Despite being outshot 23-13 through forty minutes, the Lightning entered the third period down just 3-2. Ondrej Palat tied the game at three goals apiece early, but the Blue Jackets made it 4-3 just 57 seconds later. Cam Atkinson capitalized on a Lightning turnover to make it 5-3 with under nine minutes in regulation to put the game out of reach.
The Response
The Lightning were outshot 38-28 in the game and gave up more than four goals for just the second time all season. After yielding five goals in a game, it’s easy to point to goaltending, but the Lightning were quick to acknowledge that the team’s issues began with the play in front of Ben Bishop.
“I know it was 3-3, but the right team won the hockey game,” Cooper said during a press conference. “I give our guys credit. They battled back, but we just made way too many mistakes.”
The Lightning had 12 turnovers with four leading directly to goals by the Blue Jackets — “freebies” as Cooper called them.
After the game, Bishop said he felt like he let the team down in the loss, but his teammates and Cooper disagreed.
“Our goaltenders have been our best players since the start of the season. It’s not even close to being on him (Bishop). We have to play better in front of him,” Jason Garrison said, when asked about Bishop’s performance in the game.
“We could have put Ben (Bishop) and (Andrei) Vasilevskiy in (the net) at the same time and I don’t think it would have made a difference,” Cooper said. “It had nothing to do with goaltending.”
Palat perhaps summed things up best for the Lightning.
“They outskated us and outworked us the full 60 minutes,” he said. “We gotta be better. The effort has to be way better.”
With the loss, the Lightning dropped to 13-8-1 and second in the Atlantic Division with 27 points. They begin a three-game road trip when they face the Boston Bruins on Saturday.
How can the Lightning bounce back from their performance against the Blue Jackets?
Fast-Paced Style
The most glaring aspect of the Lightning’s game missing from Friday’s loss to the Blue Jackets was a lack of energy and intensity. They are at their best when they play the fast-paced, puck possession style that compliments their speed and skill game, but it wasn’t there.
The Lightning played their seventh game in the past 12 days and will play three games in the next five days. The condensed 82-game schedule is a result of the 2016 World Cup of Hockey which took place just before the start of the season, and is considered a reason why many teams are experiencing a string of injuries across the league.
The high-energy play of the Lightning is what facilitates the team’s fast-paced game and it all begins with a smooth transition from the team’s own defensive zone.
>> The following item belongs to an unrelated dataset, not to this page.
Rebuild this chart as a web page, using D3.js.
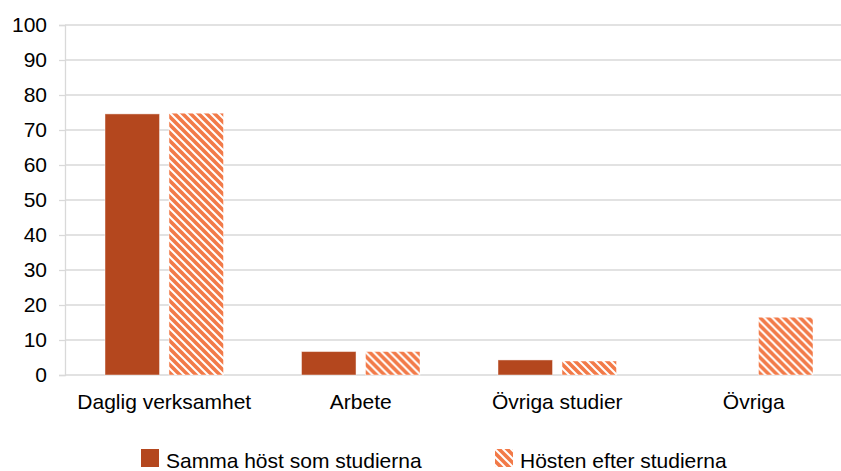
<!DOCTYPE html>
<html>
<head>
<meta charset="utf-8">
<script src="https://cdn.jsdelivr.net/npm/d3@7"></script>
<style>
  body { margin: 0; background: #fff; }
  text { font-family: "Liberation Sans", Arial, sans-serif; fill: #000; }
</style>
</head>
<body>
<div id="chart"></div>
<script>
const categories = ["Daglig verksamhet", "Arbete", "Övriga studier", "Övriga"];
const seriesNames = ["Samma höst som studierna", "Hösten efter studierna"];
const sammaHost = [74.6, 6.7, 4.3, 0];
const hostenEfter = [74.8, 6.7, 4.0, 16.5];
const yTicks = [0, 10, 20, 30, 40, 50, 60, 70, 80, 90, 100];

const width = 841, height = 471;
const margin = { left: 65, top: 25, bottom: 96 };
const svg = d3.select("#chart").append("svg")
  .attr("width", width)
  .attr("height", height);

// pattern for second series (wide downward diagonal)
const defs = svg.append("defs");
const pat = defs.append("pattern")
  .attr("id", "diag")
  .attr("patternUnits", "userSpaceOnUse")
  .attr("width", 8)
  .attr("height", 8);
pat.append("rect").attr("width", 8).attr("height", 8).attr("fill", "#f27a48");
pat.append("path")
  .attr("d", "M-2,-2 L10,10 M-2,6 L2,10 M6,-2 L10,2")
  .attr("stroke", "#fff")
  .attr("stroke-width", 2);

const y = d3.scaleLinear().domain([0, 100]).range([375, 25]);

const x0 = d3.scaleBand()
  .domain(categories)
  .range([margin.left + 1, 852])
  .paddingInner(0.397)
  .paddingOuter(0.1985);

const x1 = d3.scaleBand()
  .domain(seriesNames)
  .range([0, x0.bandwidth()])
  .paddingInner(0.148);

const fills = ["#b4471e", "url(#diag)"];

// grid lines
svg.append("g")
  .selectAll("line")
  .data(yTicks)
  .join("line")
  .attr("x1", margin.left)
  .attr("x2", width)
  .attr("y1", d => y(d))
  .attr("y2", d => y(d))
  .attr("stroke", "#d9d9d9")
  .attr("stroke-width", 1.3);

// y axis
const yAxis = svg.append("g")
  .attr("transform", `translate(${margin.left},0)`)
  .call(d3.axisLeft(y).tickValues(yTicks).tickSize(6).tickPadding(12));
yAxis.select(".domain").attr("stroke", "#d9d9d9").attr("stroke-width", 1.3);
yAxis.selectAll(".tick line").attr("stroke", "#d9d9d9").attr("stroke-width", 1.3);
yAxis.selectAll(".tick text")
  .attr("font-size", 21)
  .attr("font-family", "Liberation Sans, Arial, sans-serif")
  .attr("fill", "#000");

// bars
const rows = categories.map((c, i) => ({ cat: c, values: [sammaHost[i], hostenEfter[i]] }));
const groups = svg.append("g")
  .selectAll("g")
  .data(rows)
  .join("g")
  .attr("transform", d => `translate(${x0(d.cat)},0)`);

groups.selectAll("rect")
  .data(d => d.values.map((v, j) => ({ v, j })).filter(e => e.v > 0))
  .join("rect")
  .attr("x", e => x1(seriesNames[e.j]))
  .attr("width", x1.bandwidth())
  .attr("y", e => y(e.v))
  .attr("height", e => y(0) - y(e.v))
  .attr("fill", e => fills[e.j])
  .attr("stroke", "#fff")
  .attr("stroke-opacity", 0.45)
  .attr("stroke-width", 1);

// category labels
svg.append("g")
  .selectAll("text")
  .data(categories)
  .join("text")
  .attr("x", d => x0(d) + x0.bandwidth() / 2)
  .attr("y", 409)
  .attr("text-anchor", "middle")
  .attr("font-size", 21)
  .text(d => d);

// legend
const legendX = [141, 495];
const legend = svg.append("g")
  .selectAll("g")
  .data(seriesNames)
  .join("g")
  .attr("transform", (d, i) => `translate(${legendX[i]},449)`);
legend.append("rect")
  .attr("width", 18)
  .attr("height", 18)
  .attr("fill", (d, i) => fills[i]);
legend.append("text")
  .attr("x", 25)
  .attr("y", 19)
  .attr("font-size", 21)
  .text(d => d);
</script>
</body>
</html>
There are injuries to key players — Steven Stamkos and Anton Stralman, to name a couple — but the Lightning showed last postseason, when both players were lost to injury, that they are capable of picking up the slack in their absence.
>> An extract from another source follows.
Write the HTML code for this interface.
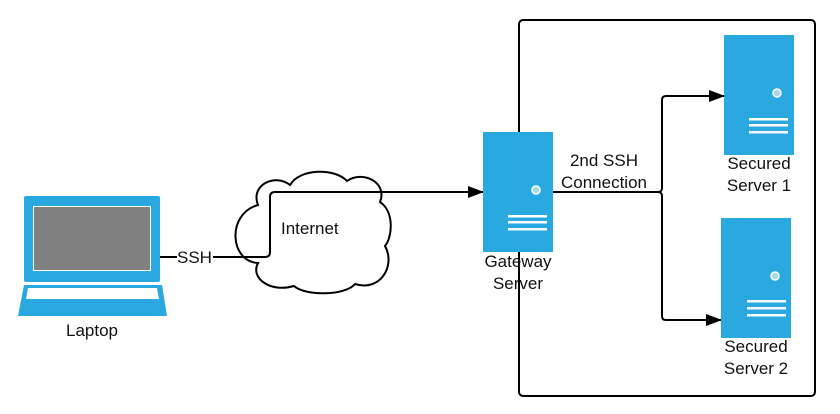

Stralman is sorely missed on the Lightning’s blue line and his return to the lineup from an upper-body injury is currently unknown. He and Victor Hedman often pair together and are the defensemen who get the wheels spinning for the Lightning offense through crisp breakout passes that allow the team’s forwards to generate speed out of the Lightning’s defensive zone.
The Lightning’s defense corps usually handles those crisp passes well as a collective unit, but it was missing in the team’s own end on Friday. Instead, players were missing routine passes and forwards and defensemen were guilty of costly turnovers that resulted in goals for the Blue Jackets. Those missed passes and turnovers may be a result of a team that’s worn down physically given their schedule, but the their is no way around the team’s fast-paced style being inhibited without a smooth transition from their own end, and it has negative consequences.
Consistency
Cooper called the Lightning’s inconsistency the team’s “Achilles’ heel” in the early part of the season, after a second period lapse in Wednesday’s 4-2 victory over the Philadelphia Flyers.
Through 22 games, the team has experienced its share of ups and downs, in games and from game-to-game over the course of the schedule. The Lightning have often been able to rely upon the goaltending of Bishop and Vasilevskiy when they are missing their offensive spark, or to make big saves in key situations in close games.
The team’s depth at the forward position has come through during many nights, as the Lightning have been able to overcome slow starts to games or periods to score goals in come from behind victories to earn points. However, the Lightning cannot continue to rely upon their skill level to win games and need to get back to being more consistent night to night by outworking their opponent — a defining characteristic for this team under Cooper.
“We got taught a lesson by a team that worked way harder than us,” Cooper said on Friday. “We wanted to skill a game and not get in anybody’s way and not go to any area that you have to pay the price, and that’s what happens.
“You cannot rely on your skill to skill everything out.”
The team needs a full 60-minute game where they score first and are able to dictate the play. Being down two goals early on, as was the case on Friday, is often a hole that’s too much to overcome in today’s NHL.
Bouncing Back
The Lightning will have the opportunity to bounce back when they face the Boston Bruins on Sunday, followed by a re-match with the Blue Jackets on Tuesday and the St. Louis Blue on Thursday.
Cooper recognizes that games like the one on Friday happen over the course of an NHL regular season and he is confident in his team’s ability to bounce back after a disappointing effort.
“It’s 82 games. I think every coach will stand up here at some point in the year and deliver this — it happens,” Cooper said on Friday. “Usually if this ever happens, we usually follow it up with an effort.”
The Lightning followed a 6-1 loss to the New York Rangers on Oct. 30 — the only other game Cooper called a “stinker” for the team this season — by beating the New York Islanders 6-1 on Nov. 1. The Bruins, however, will pose a tougher challenge than the Islanders did earlier this season, and will be a good test for the Lightning.
“We are playing three really good teams on the road…they are big time compete games…we’ll regroup,” Cooper said.
Games like Friday’s loss to the Blue Jackets are bound to happen over the course of an NHL regular season, but it’s how a team responds to them that makes the difference.
The Lightning have that opportunity on Sunday and must bounce back strong against the Bruins in an important game.